### Written problem
Using the material below, print a verbatim copy of every line from the one containing "Recreate this image" through the one containing "fig.savefig('out.png', dpi=100)", inclusive, and omit the pictures.

Charts and diagrams as code:
★ ★ ★ ★ ★
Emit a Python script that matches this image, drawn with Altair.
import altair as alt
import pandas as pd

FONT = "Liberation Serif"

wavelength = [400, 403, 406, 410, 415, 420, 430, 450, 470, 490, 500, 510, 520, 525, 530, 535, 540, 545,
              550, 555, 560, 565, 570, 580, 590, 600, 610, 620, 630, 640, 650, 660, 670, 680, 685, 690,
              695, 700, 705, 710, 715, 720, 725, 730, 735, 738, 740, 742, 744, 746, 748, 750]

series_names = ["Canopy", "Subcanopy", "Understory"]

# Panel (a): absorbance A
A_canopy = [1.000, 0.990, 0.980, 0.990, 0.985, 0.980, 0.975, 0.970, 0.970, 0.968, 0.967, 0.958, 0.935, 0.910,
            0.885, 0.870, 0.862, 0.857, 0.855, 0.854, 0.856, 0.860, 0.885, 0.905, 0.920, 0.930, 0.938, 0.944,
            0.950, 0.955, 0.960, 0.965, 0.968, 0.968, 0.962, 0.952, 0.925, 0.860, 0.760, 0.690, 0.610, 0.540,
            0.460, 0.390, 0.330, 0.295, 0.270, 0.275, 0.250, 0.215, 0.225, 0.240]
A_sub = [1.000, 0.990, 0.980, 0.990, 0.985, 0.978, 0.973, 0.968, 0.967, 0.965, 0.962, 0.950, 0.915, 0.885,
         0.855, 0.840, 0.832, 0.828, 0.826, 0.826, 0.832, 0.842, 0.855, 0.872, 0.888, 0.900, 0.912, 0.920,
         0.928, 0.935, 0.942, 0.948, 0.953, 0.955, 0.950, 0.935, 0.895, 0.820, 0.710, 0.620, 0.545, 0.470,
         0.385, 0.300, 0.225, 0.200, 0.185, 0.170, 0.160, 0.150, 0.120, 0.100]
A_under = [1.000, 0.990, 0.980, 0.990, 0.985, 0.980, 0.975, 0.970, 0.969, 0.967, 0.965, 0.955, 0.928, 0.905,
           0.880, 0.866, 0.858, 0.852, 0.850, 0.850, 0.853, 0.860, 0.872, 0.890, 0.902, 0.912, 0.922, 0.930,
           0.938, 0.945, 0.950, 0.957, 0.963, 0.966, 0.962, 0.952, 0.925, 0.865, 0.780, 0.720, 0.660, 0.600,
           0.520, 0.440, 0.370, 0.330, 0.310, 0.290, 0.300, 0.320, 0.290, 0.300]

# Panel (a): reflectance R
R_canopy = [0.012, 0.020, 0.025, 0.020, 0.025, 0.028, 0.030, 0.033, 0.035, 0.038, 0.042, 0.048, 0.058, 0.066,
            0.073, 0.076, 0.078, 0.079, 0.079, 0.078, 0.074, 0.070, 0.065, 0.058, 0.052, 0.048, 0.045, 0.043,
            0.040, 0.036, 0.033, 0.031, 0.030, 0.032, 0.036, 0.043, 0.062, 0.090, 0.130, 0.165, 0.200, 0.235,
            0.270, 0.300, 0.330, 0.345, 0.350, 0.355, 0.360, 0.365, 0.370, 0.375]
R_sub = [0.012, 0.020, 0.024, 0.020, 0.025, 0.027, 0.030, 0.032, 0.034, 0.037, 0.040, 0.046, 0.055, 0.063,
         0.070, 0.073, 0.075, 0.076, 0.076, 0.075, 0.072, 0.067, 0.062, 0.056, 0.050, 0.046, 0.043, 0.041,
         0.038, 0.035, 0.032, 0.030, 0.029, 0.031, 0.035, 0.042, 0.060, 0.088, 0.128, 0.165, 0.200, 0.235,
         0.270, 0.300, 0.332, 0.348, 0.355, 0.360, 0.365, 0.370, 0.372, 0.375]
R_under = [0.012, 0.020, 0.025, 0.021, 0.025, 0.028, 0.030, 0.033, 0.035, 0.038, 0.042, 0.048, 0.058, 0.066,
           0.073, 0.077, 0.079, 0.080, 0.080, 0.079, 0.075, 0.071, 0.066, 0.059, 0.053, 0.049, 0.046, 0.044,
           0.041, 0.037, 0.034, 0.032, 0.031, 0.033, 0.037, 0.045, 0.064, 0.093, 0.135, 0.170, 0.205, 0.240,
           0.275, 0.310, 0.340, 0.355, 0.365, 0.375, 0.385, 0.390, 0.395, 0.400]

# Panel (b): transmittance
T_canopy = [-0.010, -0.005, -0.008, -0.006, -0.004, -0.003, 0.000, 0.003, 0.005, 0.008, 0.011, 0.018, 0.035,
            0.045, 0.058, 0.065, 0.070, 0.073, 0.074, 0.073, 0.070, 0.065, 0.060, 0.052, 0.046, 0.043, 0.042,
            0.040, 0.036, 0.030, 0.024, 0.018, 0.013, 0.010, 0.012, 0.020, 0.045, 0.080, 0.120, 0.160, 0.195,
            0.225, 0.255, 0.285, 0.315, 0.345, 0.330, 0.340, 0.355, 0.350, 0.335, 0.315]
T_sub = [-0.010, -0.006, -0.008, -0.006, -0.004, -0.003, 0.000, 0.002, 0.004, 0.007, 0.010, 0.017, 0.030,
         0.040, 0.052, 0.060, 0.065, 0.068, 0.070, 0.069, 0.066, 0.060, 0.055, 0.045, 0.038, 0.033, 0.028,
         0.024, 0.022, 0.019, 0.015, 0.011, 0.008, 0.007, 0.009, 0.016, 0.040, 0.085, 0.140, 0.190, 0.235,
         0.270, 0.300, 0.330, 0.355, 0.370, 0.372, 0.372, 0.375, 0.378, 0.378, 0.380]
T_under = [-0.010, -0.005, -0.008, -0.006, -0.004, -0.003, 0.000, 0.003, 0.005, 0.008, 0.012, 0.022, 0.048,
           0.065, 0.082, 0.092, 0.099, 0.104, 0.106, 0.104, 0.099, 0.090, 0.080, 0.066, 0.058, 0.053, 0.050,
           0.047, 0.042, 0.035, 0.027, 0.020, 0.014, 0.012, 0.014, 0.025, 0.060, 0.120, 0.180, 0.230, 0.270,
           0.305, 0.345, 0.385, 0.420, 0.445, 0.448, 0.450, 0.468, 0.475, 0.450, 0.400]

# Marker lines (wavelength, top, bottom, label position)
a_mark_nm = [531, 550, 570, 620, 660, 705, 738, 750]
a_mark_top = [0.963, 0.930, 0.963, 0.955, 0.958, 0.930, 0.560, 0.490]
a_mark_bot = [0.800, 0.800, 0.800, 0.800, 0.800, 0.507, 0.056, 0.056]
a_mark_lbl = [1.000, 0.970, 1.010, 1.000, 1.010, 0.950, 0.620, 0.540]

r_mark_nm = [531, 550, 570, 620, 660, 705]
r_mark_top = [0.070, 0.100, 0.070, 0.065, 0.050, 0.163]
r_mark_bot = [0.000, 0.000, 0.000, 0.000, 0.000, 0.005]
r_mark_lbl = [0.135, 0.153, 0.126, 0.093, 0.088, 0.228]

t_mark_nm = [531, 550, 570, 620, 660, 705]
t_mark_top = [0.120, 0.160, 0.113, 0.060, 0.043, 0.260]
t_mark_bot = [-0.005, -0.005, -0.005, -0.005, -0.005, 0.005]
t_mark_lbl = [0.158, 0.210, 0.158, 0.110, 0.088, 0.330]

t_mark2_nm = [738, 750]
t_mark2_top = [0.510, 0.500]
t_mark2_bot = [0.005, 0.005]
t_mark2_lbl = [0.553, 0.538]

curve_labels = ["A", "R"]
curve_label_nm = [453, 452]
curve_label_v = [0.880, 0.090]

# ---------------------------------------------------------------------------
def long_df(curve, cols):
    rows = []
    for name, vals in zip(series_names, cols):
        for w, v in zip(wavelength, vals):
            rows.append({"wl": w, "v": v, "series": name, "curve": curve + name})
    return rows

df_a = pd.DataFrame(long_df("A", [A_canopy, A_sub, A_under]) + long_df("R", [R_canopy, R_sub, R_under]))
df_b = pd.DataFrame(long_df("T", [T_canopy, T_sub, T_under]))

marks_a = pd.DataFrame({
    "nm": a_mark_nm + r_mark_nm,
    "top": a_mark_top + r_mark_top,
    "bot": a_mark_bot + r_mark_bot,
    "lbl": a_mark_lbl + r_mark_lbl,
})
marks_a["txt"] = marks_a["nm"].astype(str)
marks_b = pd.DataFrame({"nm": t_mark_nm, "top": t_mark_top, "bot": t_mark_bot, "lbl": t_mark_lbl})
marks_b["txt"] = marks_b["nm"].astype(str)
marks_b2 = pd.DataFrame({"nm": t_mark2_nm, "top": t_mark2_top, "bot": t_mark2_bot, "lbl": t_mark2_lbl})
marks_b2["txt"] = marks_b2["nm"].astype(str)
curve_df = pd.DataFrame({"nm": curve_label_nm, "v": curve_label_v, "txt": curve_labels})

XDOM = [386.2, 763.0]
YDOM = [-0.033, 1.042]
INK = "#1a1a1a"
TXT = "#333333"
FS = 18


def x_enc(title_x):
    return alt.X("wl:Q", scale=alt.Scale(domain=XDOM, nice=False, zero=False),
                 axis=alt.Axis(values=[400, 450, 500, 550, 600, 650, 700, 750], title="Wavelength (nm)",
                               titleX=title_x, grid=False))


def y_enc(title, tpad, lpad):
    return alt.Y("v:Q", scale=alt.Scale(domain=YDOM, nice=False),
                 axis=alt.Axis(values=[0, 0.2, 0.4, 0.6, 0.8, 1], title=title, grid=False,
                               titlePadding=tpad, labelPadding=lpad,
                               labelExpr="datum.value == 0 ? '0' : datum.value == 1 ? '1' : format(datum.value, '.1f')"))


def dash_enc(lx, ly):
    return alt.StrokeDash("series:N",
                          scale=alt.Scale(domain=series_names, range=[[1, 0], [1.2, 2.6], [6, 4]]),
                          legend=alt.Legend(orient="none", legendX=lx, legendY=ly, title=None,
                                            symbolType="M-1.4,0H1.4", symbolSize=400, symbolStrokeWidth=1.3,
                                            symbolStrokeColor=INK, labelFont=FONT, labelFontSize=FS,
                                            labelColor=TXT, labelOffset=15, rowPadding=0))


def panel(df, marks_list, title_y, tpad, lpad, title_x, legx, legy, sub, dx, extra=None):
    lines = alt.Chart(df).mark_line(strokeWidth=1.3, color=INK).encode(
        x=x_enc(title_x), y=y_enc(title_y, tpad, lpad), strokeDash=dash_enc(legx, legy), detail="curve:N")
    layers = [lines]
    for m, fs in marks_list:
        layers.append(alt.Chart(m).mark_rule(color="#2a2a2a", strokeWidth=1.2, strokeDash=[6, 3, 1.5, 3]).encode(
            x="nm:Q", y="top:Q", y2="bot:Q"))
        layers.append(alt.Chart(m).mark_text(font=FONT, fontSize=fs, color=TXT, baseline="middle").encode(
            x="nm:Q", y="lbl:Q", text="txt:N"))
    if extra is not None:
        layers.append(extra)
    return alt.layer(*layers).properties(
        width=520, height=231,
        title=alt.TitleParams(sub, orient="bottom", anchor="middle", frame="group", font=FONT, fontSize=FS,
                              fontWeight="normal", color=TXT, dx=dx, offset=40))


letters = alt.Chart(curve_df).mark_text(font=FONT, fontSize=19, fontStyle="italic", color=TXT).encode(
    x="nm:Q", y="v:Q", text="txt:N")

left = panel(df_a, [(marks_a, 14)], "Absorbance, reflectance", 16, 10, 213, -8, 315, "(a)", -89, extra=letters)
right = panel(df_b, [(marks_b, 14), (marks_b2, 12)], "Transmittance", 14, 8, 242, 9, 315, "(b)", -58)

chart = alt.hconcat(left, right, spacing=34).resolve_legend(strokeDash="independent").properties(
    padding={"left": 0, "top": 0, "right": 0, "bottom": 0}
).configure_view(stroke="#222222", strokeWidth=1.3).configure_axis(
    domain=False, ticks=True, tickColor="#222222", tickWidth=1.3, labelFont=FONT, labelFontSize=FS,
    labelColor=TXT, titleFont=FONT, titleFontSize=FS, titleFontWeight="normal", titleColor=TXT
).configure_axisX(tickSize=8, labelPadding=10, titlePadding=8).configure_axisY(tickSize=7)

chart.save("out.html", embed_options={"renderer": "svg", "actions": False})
★ ★ ★ ★ ★
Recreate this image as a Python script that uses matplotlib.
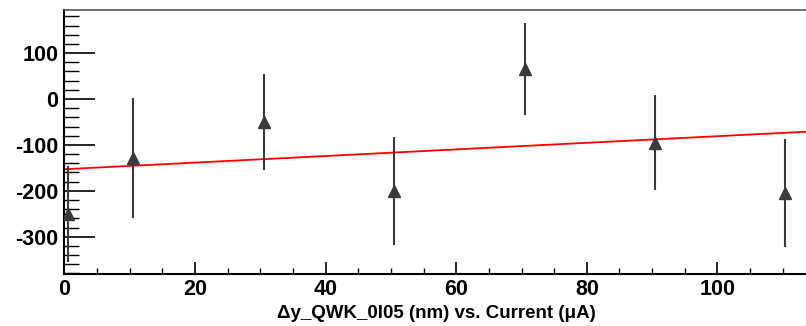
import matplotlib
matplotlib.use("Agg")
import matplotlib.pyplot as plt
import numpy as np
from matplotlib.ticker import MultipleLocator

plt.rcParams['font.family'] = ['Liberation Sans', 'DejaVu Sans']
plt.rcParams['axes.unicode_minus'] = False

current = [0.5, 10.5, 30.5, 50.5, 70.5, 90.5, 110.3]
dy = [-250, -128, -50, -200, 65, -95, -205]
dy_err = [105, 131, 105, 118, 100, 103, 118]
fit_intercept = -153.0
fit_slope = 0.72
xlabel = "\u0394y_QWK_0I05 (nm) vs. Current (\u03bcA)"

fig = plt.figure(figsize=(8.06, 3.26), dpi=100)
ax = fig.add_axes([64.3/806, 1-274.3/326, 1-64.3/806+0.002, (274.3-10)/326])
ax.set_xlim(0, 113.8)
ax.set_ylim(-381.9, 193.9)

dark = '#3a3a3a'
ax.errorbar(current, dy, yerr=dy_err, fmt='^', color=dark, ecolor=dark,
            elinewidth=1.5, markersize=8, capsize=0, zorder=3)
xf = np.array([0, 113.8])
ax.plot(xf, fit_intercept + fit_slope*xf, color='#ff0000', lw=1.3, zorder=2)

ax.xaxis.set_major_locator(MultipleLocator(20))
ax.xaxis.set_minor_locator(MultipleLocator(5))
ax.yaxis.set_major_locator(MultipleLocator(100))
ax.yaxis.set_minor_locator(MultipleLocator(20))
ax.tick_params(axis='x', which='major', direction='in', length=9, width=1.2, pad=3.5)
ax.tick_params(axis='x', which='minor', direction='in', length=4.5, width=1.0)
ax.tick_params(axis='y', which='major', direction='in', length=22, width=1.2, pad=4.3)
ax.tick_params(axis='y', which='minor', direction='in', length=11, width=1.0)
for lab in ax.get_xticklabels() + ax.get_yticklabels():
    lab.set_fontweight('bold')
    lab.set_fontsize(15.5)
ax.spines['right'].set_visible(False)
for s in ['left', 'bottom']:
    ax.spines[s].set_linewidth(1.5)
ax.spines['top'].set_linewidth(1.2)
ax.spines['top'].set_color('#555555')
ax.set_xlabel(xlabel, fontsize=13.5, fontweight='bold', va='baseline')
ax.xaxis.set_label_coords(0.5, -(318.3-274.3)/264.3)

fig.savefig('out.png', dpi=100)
★ ★ ★ ★ ★
### Response to the exercise
Recreate this image as a Python script that uses matplotlib.
import matplotlib
matplotlib.use("Agg")
import matplotlib.pyplot as plt
import numpy as np
from matplotlib.ticker import MultipleLocator

plt.rcParams['font.family'] = ['Liberation Sans', 'DejaVu Sans']
plt.rcParams['axes.unicode_minus'] = False

current = [0.5, 10.5, 30.5, 50.5, 70.5, 90.5, 110.3]
dy = [-250, -128, -50, -200, 65, -95, -205]
dy_err = [105, 131, 105, 118, 100, 103, 118]
fit_intercept = -153.0
fit_slope = 0.72
xlabel = "\u0394y_QWK_0I05 (nm) vs. Current (\u03bcA)"

fig = plt.figure(figsize=(8.06, 3.26), dpi=100)
ax = fig.add_axes([64.3/806, 1-274.3/326, 1-64.3/806+0.002, (274.3-10)/326])
ax.set_xlim(0, 113.8)
ax.set_ylim(-381.9, 193.9)

dark = '#3a3a3a'
ax.errorbar(current, dy, yerr=dy_err, fmt='^', color=dark, ecolor=dark,
            elinewidth=1.5, markersize=8, capsize=0, zorder=3)
xf = np.array([0, 113.8])
ax.plot(xf, fit_intercept + fit_slope*xf, color='#ff0000', lw=1.3, zorder=2)

ax.xaxis.set_major_locator(MultipleLocator(20))
ax.xaxis.set_minor_locator(MultipleLocator(5))
ax.yaxis.set_major_locator(MultipleLocator(100))
ax.yaxis.set_minor_locator(MultipleLocator(20))
ax.tick_params(axis='x', which='major', direction='in', length=9, width=1.2, pad=3.5)
ax.tick_params(axis='x', which='minor', direction='in', length=4.5, width=1.0)
ax.tick_params(axis='y', which='major', direction='in', length=22, width=1.2, pad=4.3)
ax.tick_params(axis='y', which='minor', direction='in', length=11, width=1.0)
for lab in ax.get_xticklabels() + ax.get_yticklabels():
    lab.set_fontweight('bold')
    lab.set_fontsize(15.5)
ax.spines['right'].set_visible(False)
for s in ['left', 'bottom']:
    ax.spines[s].set_linewidth(1.5)
ax.spines['top'].set_linewidth(1.2)
ax.spines['top'].set_color('#555555')
ax.set_xlabel(xlabel, fontsize=13.5, fontweight='bold', va='baseline')
ax.xaxis.set_label_coords(0.5, -(318.3-274.3)/264.3)

fig.savefig('out.png', dpi=100)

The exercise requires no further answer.